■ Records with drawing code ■
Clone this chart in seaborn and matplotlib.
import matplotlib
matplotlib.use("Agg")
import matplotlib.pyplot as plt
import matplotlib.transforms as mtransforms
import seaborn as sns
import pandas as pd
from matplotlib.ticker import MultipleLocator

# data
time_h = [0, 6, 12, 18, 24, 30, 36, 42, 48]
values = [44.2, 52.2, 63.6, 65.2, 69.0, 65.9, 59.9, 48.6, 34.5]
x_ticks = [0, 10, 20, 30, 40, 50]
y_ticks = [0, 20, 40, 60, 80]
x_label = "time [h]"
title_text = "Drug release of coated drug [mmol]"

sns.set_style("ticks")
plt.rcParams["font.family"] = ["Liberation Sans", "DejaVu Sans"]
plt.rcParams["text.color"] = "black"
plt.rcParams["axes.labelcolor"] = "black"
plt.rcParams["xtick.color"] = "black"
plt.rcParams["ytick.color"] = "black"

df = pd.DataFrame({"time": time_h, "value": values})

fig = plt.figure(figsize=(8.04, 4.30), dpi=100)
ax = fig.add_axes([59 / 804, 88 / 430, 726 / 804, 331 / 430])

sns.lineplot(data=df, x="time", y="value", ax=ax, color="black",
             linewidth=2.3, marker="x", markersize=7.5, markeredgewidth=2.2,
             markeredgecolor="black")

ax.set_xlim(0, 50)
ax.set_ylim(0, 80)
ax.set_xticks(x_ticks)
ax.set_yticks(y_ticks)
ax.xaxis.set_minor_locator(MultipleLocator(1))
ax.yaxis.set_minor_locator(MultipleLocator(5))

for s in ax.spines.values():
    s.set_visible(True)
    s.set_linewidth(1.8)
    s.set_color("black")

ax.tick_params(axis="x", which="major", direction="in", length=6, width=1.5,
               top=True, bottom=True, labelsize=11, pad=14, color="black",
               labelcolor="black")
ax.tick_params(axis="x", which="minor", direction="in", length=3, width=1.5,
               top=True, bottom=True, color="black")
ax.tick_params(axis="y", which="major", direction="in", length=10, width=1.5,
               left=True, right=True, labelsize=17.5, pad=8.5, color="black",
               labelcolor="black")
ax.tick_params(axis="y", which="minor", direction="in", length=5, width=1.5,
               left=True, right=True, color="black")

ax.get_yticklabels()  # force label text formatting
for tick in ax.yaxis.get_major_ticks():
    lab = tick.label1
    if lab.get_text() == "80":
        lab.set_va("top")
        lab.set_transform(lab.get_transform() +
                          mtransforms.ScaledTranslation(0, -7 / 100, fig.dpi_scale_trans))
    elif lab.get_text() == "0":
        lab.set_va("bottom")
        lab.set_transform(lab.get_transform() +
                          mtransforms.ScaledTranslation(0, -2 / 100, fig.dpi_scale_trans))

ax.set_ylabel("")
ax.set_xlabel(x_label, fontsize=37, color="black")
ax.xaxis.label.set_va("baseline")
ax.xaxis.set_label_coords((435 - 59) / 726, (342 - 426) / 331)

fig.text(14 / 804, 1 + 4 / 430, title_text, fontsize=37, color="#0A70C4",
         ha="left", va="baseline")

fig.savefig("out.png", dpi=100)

* * *

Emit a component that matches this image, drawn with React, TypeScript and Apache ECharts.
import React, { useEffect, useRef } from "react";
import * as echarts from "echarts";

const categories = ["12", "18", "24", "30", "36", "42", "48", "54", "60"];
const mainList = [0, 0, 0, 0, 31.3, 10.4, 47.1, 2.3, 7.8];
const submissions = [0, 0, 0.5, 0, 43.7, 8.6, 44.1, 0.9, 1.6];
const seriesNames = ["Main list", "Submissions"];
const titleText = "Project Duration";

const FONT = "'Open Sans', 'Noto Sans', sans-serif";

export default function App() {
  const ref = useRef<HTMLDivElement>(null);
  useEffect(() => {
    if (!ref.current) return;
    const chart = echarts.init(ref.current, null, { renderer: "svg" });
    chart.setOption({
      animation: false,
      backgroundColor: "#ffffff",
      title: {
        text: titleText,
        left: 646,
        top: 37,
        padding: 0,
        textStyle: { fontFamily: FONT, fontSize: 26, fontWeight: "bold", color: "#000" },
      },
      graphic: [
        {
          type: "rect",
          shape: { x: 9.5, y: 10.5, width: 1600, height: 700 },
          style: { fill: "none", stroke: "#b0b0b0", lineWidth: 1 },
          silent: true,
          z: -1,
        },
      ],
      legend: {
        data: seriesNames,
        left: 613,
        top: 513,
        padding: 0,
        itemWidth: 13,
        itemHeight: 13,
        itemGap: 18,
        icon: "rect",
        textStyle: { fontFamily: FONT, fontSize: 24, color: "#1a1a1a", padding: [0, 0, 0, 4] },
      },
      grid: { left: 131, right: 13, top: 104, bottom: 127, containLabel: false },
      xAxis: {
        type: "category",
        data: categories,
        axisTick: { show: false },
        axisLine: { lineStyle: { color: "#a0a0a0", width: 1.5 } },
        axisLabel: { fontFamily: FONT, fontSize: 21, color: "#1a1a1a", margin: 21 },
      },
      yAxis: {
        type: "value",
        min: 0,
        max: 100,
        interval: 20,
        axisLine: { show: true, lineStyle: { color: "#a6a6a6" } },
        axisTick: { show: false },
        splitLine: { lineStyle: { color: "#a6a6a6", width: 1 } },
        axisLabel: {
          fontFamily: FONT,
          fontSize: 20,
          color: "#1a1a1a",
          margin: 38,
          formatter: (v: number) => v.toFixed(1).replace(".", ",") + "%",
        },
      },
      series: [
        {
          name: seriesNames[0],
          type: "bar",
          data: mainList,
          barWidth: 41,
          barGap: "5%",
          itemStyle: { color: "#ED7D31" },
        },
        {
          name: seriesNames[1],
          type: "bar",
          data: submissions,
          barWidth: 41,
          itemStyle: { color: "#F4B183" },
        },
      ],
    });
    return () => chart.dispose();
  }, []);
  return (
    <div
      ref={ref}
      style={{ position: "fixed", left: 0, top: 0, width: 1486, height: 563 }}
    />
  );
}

■ EXERCISE DESCRIPTION ■
Above are the lines; repeat exactly the ones from the line containing "Emit a component" down to the line containing "import * as", both inclusive.

■ WRITTEN RESPONSE ■
Emit a component that matches this image, drawn with React, TypeScript and Apache ECharts.
import React, { useEffect, useRef } from "react";
import * as echarts from "echarts";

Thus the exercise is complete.